Stated task:
Look at each line of the records and count those with "image" in them. Please answer with the count alone.

··· Data for processing

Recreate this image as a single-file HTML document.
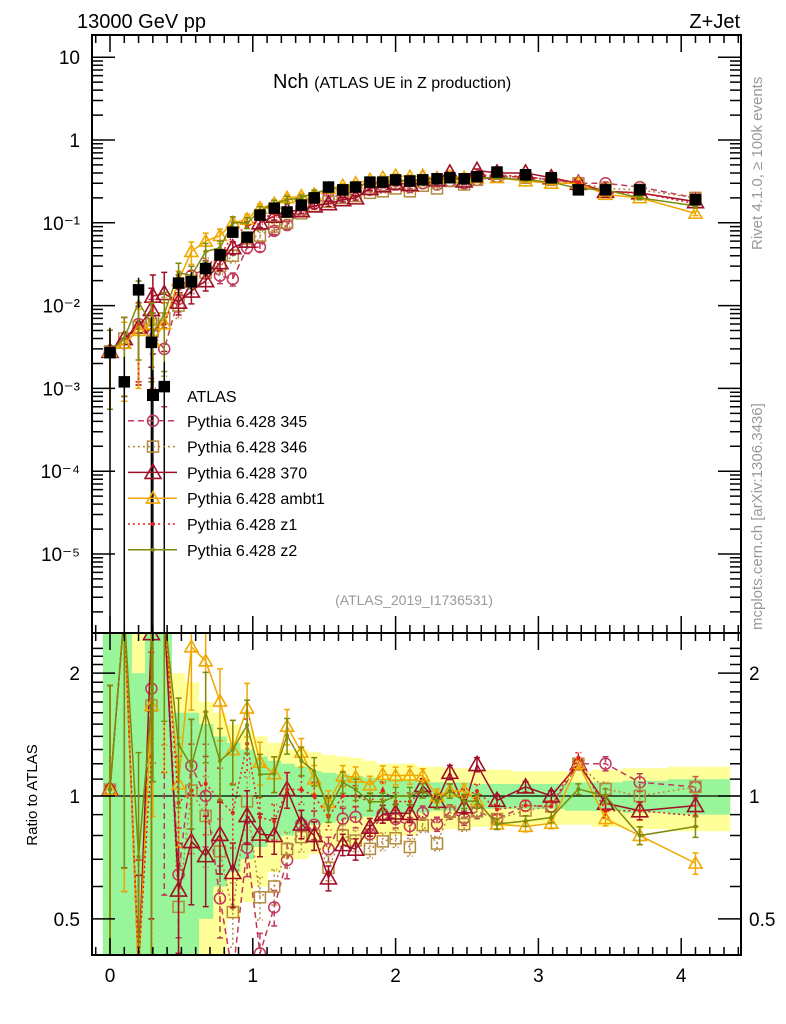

······
··· Data for processing

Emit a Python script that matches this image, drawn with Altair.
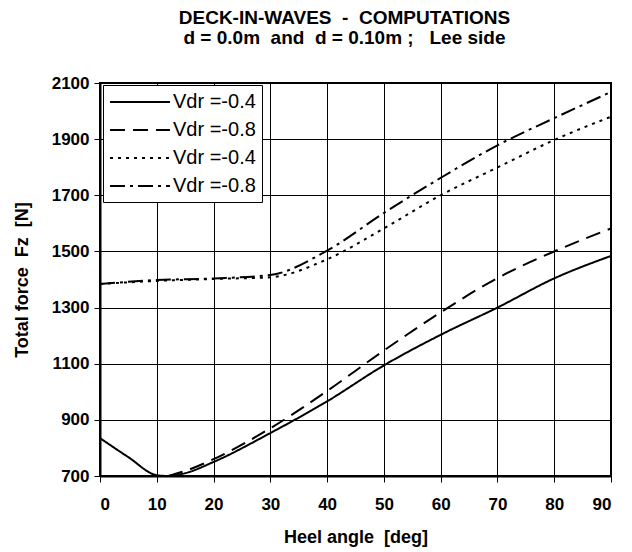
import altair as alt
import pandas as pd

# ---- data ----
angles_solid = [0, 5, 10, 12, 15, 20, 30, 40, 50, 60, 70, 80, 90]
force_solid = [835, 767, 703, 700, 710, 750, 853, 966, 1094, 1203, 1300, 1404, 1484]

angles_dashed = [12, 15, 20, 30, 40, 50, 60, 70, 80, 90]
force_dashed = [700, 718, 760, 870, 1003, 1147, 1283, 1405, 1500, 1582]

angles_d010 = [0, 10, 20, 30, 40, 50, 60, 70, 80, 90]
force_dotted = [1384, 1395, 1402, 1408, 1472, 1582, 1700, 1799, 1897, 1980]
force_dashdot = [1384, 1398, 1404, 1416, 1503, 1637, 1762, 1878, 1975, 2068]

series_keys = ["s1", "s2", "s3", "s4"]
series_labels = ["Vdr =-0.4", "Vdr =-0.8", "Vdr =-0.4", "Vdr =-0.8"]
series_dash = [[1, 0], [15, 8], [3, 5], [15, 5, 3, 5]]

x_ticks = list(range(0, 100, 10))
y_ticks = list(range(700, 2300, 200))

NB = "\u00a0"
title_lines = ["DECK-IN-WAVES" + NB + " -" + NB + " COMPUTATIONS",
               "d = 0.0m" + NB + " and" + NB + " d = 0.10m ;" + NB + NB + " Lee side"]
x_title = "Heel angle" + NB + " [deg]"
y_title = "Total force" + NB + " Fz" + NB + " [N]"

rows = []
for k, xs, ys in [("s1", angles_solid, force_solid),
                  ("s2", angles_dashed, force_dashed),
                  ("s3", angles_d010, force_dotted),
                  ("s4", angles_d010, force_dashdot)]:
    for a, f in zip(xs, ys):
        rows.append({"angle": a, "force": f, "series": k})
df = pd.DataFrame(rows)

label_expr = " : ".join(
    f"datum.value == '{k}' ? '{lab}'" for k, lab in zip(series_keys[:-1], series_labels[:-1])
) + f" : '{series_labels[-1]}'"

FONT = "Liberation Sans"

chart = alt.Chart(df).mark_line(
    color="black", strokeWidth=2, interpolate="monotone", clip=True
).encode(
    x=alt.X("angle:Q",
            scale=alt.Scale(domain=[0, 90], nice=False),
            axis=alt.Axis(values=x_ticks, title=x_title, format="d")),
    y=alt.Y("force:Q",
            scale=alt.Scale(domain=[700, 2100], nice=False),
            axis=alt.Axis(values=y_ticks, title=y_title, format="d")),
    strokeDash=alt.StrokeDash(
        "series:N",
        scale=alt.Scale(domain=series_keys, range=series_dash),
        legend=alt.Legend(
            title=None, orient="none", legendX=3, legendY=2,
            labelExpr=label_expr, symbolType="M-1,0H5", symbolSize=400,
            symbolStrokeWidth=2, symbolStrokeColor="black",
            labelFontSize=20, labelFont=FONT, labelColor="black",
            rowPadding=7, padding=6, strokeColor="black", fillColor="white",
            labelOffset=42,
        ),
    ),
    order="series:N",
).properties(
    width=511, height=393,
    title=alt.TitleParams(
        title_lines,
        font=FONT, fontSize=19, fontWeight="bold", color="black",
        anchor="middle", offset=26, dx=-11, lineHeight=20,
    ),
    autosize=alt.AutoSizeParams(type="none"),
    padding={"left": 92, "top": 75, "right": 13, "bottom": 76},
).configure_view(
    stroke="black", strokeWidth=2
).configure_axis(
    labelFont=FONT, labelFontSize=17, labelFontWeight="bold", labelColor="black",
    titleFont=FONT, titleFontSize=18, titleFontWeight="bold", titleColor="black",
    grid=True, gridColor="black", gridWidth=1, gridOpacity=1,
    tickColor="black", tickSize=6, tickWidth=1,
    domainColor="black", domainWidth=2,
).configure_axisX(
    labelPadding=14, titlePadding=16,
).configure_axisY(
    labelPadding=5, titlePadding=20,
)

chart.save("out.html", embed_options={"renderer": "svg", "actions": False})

······

The result:
2